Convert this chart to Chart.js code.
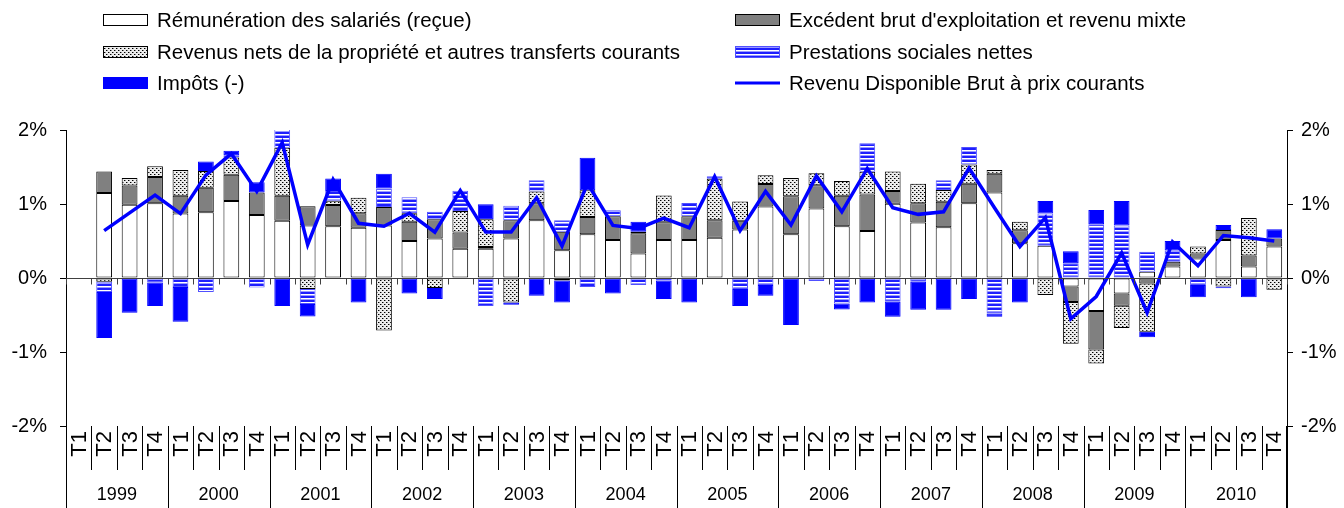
<!DOCTYPE html>
<html>
<head>
<meta charset="utf-8">
<script src="https://cdn.jsdelivr.net/npm/chart.js@4.4.0/dist/chart.umd.min.js"></script>
<style>
  html, body { margin: 0; padding: 0; background: #fff; }
  #cadre { width: 1344px; height: 508px; }
</style>
</head>
<body>
<div id="cadre"><canvas id="graphique" width="1344" height="508"></canvas></div>
<script>
// ── DONNÉES (contributions à la croissance trimestrielle, en points de %) ──
const annees = ['1999', '2000', '2001', '2002', '2003', '2004', '2005', '2006', '2007', '2008', '2009', '2010'];
const trimestres = ['T1', 'T2', 'T3', 'T4'];

const remuneration = [null, 1.15, 0.99, 1.01, 0.87, 0.89, 1.04, 0.85, 0.775, 0.71, 0.70, 0.68,
  0.71, 0.50, 0.535, 0.395, 0.395, 0.535, 0.78, 0.375, 0.59, 0.515, 0.33, 0.515,
  0.515, 0.545, 0.655, 0.965, 0.59, 0.94, 0.70, 0.635, 1.005, 0.75, 0.685, 1.01,
  1.155, 0.47, 0.435, -0.115, -0.445, -0.21, 0.085, 0.155, 0.265, 0.515, 0.155, 0.425];
const excedentBrut = [null, 0.29, 0.26, 0.355, 0.24, 0.33, 0.355, 0.305, 0.335, 0.26, 0.285, 0.195,
  0.25, 0.26, 0.26, 0.22, 0.025, 0.245, 0.23, 0.25, 0.235, 0.32, 0.275, 0.24,
  0.32, 0.235, 0.12, 0.305, 0.515, 0.315, 0.41, 0.495, 0.17, 0.26, 0.345, 0.265,
  0.255, 0.175, 0, -0.21, -0.52, -0.165, -0.075, 0.065, 0.065, 0.135, 0.15, 0.11];
const revenusPropriete = [null, -0.05, 0.10, 0.145, 0.35, 0.225, 0.235, 0, 0.65, -0.15, 0.06, 0.21,
  -0.71, 0.115, -0.135, 0.29, 0.375, -0.33, 0.16, -0.035, 0.36, 0, 0.02, 0.36,
  0, 0.56, 0.26, 0.12, 0.245, 0.16, 0.20, 0.305, 0.265, 0.265, 0.16, 0.26,
  0.05, 0.115, -0.23, -0.565, -0.19, -0.30, -0.65, 0, 0.095, -0.115, 0.505, -0.16];
const prestations = [null, -0.14, 0, -0.06, -0.12, -0.19, 0.03, -0.13, 0.43, -0.20, 0.13, 0,
  0.25, 0.215, 0.10, 0.275, -0.38, 0.195, 0.15, 0.155, -0.12, 0.08, -0.095, -0.035,
  0.18, 0.035, -0.15, -0.095, 0, -0.04, -0.345, 0.385, -0.32, -0.05, 0.13, 0.235,
  -0.48, 0, 0.435, 0.20, 0.725, 0.71, 0.27, 0.15, -0.095, -0.025, 0, 0];
const impots = [null, -0.62, -0.47, -0.32, -0.47, 0.13, 0.06, 0.14, -0.38, -0.17, 0.17, -0.33,
  0.20, -0.21, -0.15, 0, 0.20, -0.03, -0.24, -0.295, 0.44, -0.21, 0.135, -0.25,
  -0.33, 0, -0.23, -0.145, -0.635, 0, -0.08, -0.33, -0.205, -0.38, -0.43, -0.285,
  -0.045, -0.33, 0.17, 0.16, 0.195, 0.33, -0.075, 0.13, -0.165, 0.065, -0.26, 0.125];
const revenuDisponible = [null, 0.64, 0.88, 1.12, 0.87, 1.39, 1.68, 1.17, 1.83, 0.45, 1.33, 0.74,
  0.70, 0.875, 0.62, 1.18, 0.62, 0.62, 1.085, 0.43, 1.28, 0.71, 0.67, 0.81,
  0.68, 1.37, 0.64, 1.17, 0.715, 1.38, 0.895, 1.48, 0.95, 0.86, 0.895, 1.485,
  0.95, 0.425, 0.815, -0.55, -0.25, 0.34, -0.47, 0.49, 0.165, 0.575, 0.545, 0.50];

const graduations = [-2, -1, 0, 1, 2];

// ── CONSTRUCTION ──
const etiquettes = [];
annees.forEach(a => trimestres.forEach(t => etiquettes.push(a + ' ' + t)));

const police = '"Liberation Sans", Arial, sans-serif';
const canvas = document.getElementById('graphique');
const ctx = canvas.getContext('2d');

function motifPoints() {
  const c = document.createElement('canvas');
  c.width = 4; c.height = 4;
  const g = c.getContext('2d');
  g.fillStyle = '#ececec'; g.fillRect(0, 0, 4, 4);
  g.fillStyle = '#000'; g.fillRect(0, 0, 1, 1); g.fillRect(2, 2, 1, 1);
  g.fillStyle = '#8a8a8a'; g.fillRect(1, 0, 1, 1); g.fillRect(3, 2, 1, 1);
  return ctx.createPattern(c, 'repeat');
}

function motifRayures() {
  const c = document.createElement('canvas');
  c.width = 4; c.height = 4;
  const g = c.getContext('2d');
  g.fillStyle = '#1e1eff'; g.fillRect(0, 0, 4, 2);
  g.fillStyle = '#ffffff'; g.fillRect(0, 2, 4, 1);
  g.fillStyle = '#9a9aff'; g.fillRect(0, 3, 4, 1);
  return ctx.createPattern(c, 'repeat');
}

const sansZero = arr => arr.map(v => (v === 0 ? null : v));

const barre = (label, data, fond, bord) => ({
  type: 'bar', label, data: sansZero(data), backgroundColor: fond, borderColor: bord,
  borderWidth: 1, borderSkipped: false, order: 1, yAxisID: 'y'
});

const series = [
  barre('Rémunération des salariés (reçue)', remuneration, '#ffffff', '#000000'),
  barre("Excédent brut d'exploitation et revenu mixte", excedentBrut, '#808080', '#000000'),
  barre('Revenus nets de la propriété et autres transferts courants', revenusPropriete, motifPoints(), '#000000'),
  barre('Prestations sociales nettes', prestations, motifRayures(), '#5050ff'),
  barre('Impôts (-)', impots, '#0000ff', '#0000ff'),
  {
    type: 'line', label: 'Revenu Disponible Brut à prix courants', data: revenuDisponible,
    borderColor: '#0000ff', borderWidth: 3.5, pointRadius: 0, tension: 0, order: 0, yAxisID: 'y'
  }
];

// ── LÉGENDE (2 colonnes, dessinée sur le canvas) ──
const legende = {
  id: 'legende',
  afterDraw(chart) {
    const c = chart.ctx;
    const pos = [[103, 20], [735, 20], [103, 52], [735, 52], [103, 83], [735, 83]];
    c.save();
    c.font = '20.5px ' + police;
    c.textBaseline = 'middle';
    chart.data.datasets.forEach((ds, k) => {
      const [x, y] = pos[k];
      if (ds.type === 'line') {
        c.strokeStyle = ds.borderColor; c.lineWidth = 3;
        c.beginPath(); c.moveTo(x, y); c.lineTo(x + 45, y); c.stroke();
      } else {
        c.fillStyle = ds.backgroundColor;
        c.fillRect(x, y - 6, 45, 12);
        c.strokeStyle = ds.borderColor; c.lineWidth = 1;
        c.strokeRect(x + 0.5, y - 5.5, 44, 11);
      }
      c.fillStyle = '#000';
      c.fillText(ds.label, x + 54, y + 1);
    });
    c.restore();
  }
};

// ── AXE DES CATÉGORIES (zéro, trimestres, années) ──
const axeCategories = {
  id: 'axeCategories',
  afterDatasetsDraw(chart) {
    const { ctx: c, chartArea: a, scales } = chart;
    const y0 = Math.round(scales.y.getPixelForValue(0)) + 0.5;
    const pas = (a.right - a.left) / etiquettes.length;
    c.save();
    c.strokeStyle = '#404040'; c.lineWidth = 1;
    c.beginPath();
    c.moveTo(a.left, y0); c.lineTo(a.right, y0);
    for (let i = 0; i <= etiquettes.length; i++) {
      const bx = Math.round(scales.x.getPixelForValue(i) - pas / 2) + 0.5;
      c.moveTo(bx, y0); c.lineTo(bx, y0 + 6);
    }
    c.stroke();
    c.restore();
  },
  afterDraw(chart) {
    const { ctx: c, chartArea: a, scales } = chart;
    const pas = (a.right - a.left) / etiquettes.length;
    c.save();
    c.strokeStyle = '#000'; c.lineWidth = 1;
    c.beginPath();
    // prolongement des axes verticaux
    c.moveTo(Math.round(a.left) + 0.5, a.bottom); c.lineTo(Math.round(a.left) + 0.5, 508);
    c.moveTo(Math.round(a.right) - 0.5, a.bottom); c.lineTo(Math.round(a.right) - 0.5, 508);
    for (let i = 0; i <= etiquettes.length; i++) {
      const bx = Math.round(scales.x.getPixelForValue(i) - pas / 2) + 0.5;
      c.moveTo(bx, a.bottom); c.lineTo(bx, i % 4 === 0 ? 508 : 470);
    }
    c.stroke();

    c.fillStyle = '#000';
    c.font = '22px ' + police;
    c.textAlign = 'right';
    c.textBaseline = 'middle';
    etiquettes.forEach((lab, i) => {
      const cx = scales.x.getPixelForValue(i);
      c.save();
      c.translate(cx + 1, a.bottom + 5);
      c.rotate(-Math.PI / 2);
      c.fillText(trimestres[i % 4], 0, 0);
      c.restore();
    });

    c.font = '18px ' + police;
    c.textAlign = 'center';
    annees.forEach((an, k) => {
      const cx = (scales.x.getPixelForValue(k * 4) + scales.x.getPixelForValue(k * 4 + 3)) / 2;
      c.fillText(an, cx, 495);
    });
    c.restore();
  }
};

const axeY = (position, largeur, ecart) => ({
  type: 'linear', position, min: -2, max: 2, stacked: true,
  afterFit(scale) { scale.width = largeur; },
  afterBuildTicks(scale) { scale.ticks = graduations.map(v => ({ value: v })); },
  border: { display: true, color: '#000', width: 1 },
  grid: { drawOnChartArea: false, drawTicks: true, tickLength: 6, color: '#000' },
  ticks: {
    padding: ecart, color: '#000', font: { family: police, size: 20 },
    callback: v => v + '%'
  }
});

new Chart(ctx, {
  data: { labels: etiquettes, datasets: series },
  options: {
    responsive: false,
    animation: false,
    devicePixelRatio: 1,
    layout: { padding: { top: 130, bottom: 82, left: 0, right: 0 } },
    plugins: { legend: { display: false }, tooltip: { enabled: false } },
    datasets: { bar: { barPercentage: 0.62, categoryPercentage: 1 } },
    scales: {
      x: { display: false, stacked: true, offset: true },
      y: axeY('left', 66, 13),
      y2: axeY('right', 57, 8)
    }
  },
  plugins: [axeCategories, legende]
});
</script>
</body>
</html>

-----

◆ SET PROBLEM
Give back exactly the lines from the first line of the data through the line with "const trimestres = ['T1', 'T2', 'T3', 'T4'];", pictures excluded.

◆ TASK SOLUTION
Convert this chart to Chart.js code.
<!DOCTYPE html>
<html>
<head>
<meta charset="utf-8">
<script src="https://cdn.jsdelivr.net/npm/chart.js@4.4.0/dist/chart.umd.min.js"></script>
<style>
  html, body { margin: 0; padding: 0; background: #fff; }
  #cadre { width: 1344px; height: 508px; }
</style>
</head>
<body>
<div id="cadre"><canvas id="graphique" width="1344" height="508"></canvas></div>
<script>
// ── DONNÉES (contributions à la croissance trimestrielle, en points de %) ──
const annees = ['1999', '2000', '2001', '2002', '2003', '2004', '2005', '2006', '2007', '2008', '2009', '2010'];
const trimestres = ['T1', 'T2', 'T3', 'T4'];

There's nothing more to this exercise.